O imposto sobre patrimônio no Brasil é baixo; 70% da carga recaem
sobre produção, faturamento e salário. As empresas têm de pagar R$120
de impostos, taxas e contribuições em cada R$100 pagos de salário.
Isso incentiva a informalidade ou o pagamento de parte do salário por
fora.
A informalidade é outro problema decorrente dos excessos de regras,
impostos e carga tributária no Brasil. Os dois especialistas acham que
nos últimos anos a tendência tem sido diminuir a informalidade, com as
notas fiscais eletrônicas e outros mecanismos de fiscalização. Mesmo
assim, diz João Elói, de cada R$1 arrecadado, pelo menos R$0,30 estão
sendo sonegados. Bianca Xavier lembra que isso deveria estar reduzindo
o peso dos impostos sobre os contribuintes.

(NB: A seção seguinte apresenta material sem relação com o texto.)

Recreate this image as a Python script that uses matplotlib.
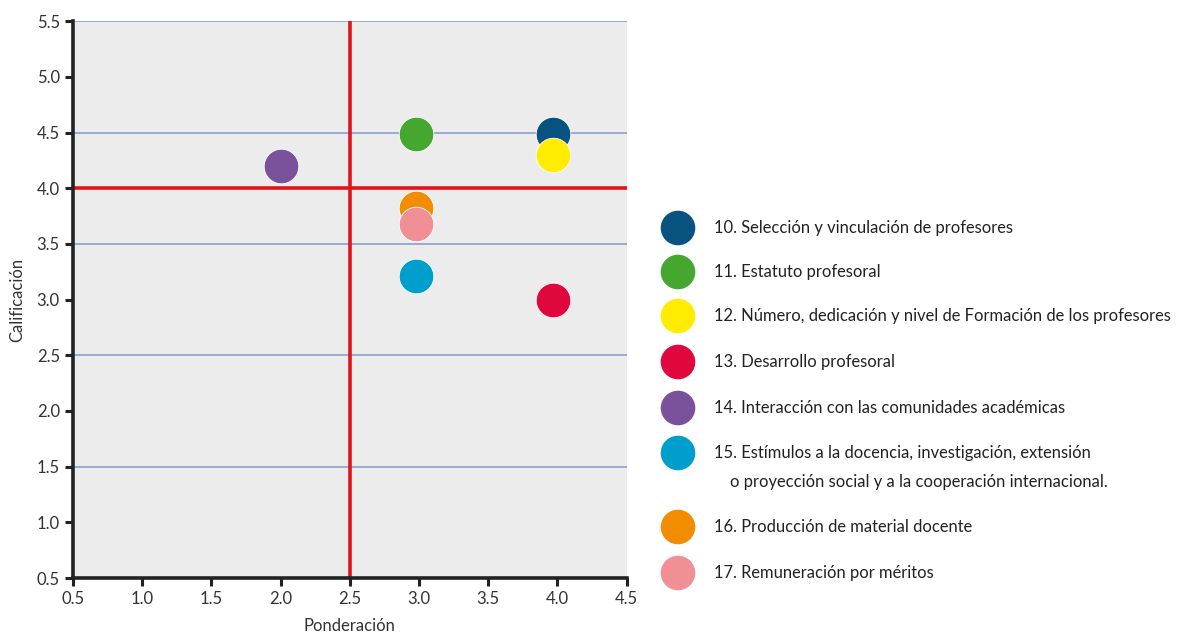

- Se numa mesa de restaurante alguns saem sem pagar, a conta fica
maior para quem fica. Mas se há mais pessoas entre os pagantes, a
conta deveria ficar relativamente mais leve. E isso não está
acontecendo.
Segundo um texto divulgado recentemente pelo IBPT, "o brasileiro, em
geral, não é contra o pagamento de tributos, até mesmo porque tem
consciência de sua importância para custear a máquina pública. O que o
angustia e causa revolta é saber que paga - e paga muito - ao governo
e não tem um retorno minimamente satisfatório". De acordo com João
Elói, o maior peso recai sobre a classe média.
As isenções dadas a algumas empresas ou a alguns setores criam outras
injustiças.
- Isenção é política fiscal. Toda vez que o governo dá uma isenção,
alguém vai ter de pagar por isso. É preciso saber quem está sendo
desonerado, as razões dos benefícios e quem pagará por eles. Tem de
ser isonômico. Não se pode dar para uma empresa e não para o
concorrente. Até recentemente, para citar um exemplo, a LG tinha um
benefício que a Phillips não tinha no mesmo produto. Tributo tem de
ser neutro. Desonerações são privilégios - diz Bianca Xavier.
Quando o governo sustenta que a carga brasileira não é alta,
certamente não está pensando em tudo isso: que ela é mais alta que a
de muitos países que oferecem serviços melhor, que é desigualmente
distribuída, que as desonerações são arbitrárias, que tem aumentado
ano a ano, que existem normas, impostos e taxas demais enlouquecendo o
contribuinte. Além disso, não há no horizonte um alívio desse peso e
destas complicações que atormentam o contribuinte brasileiro.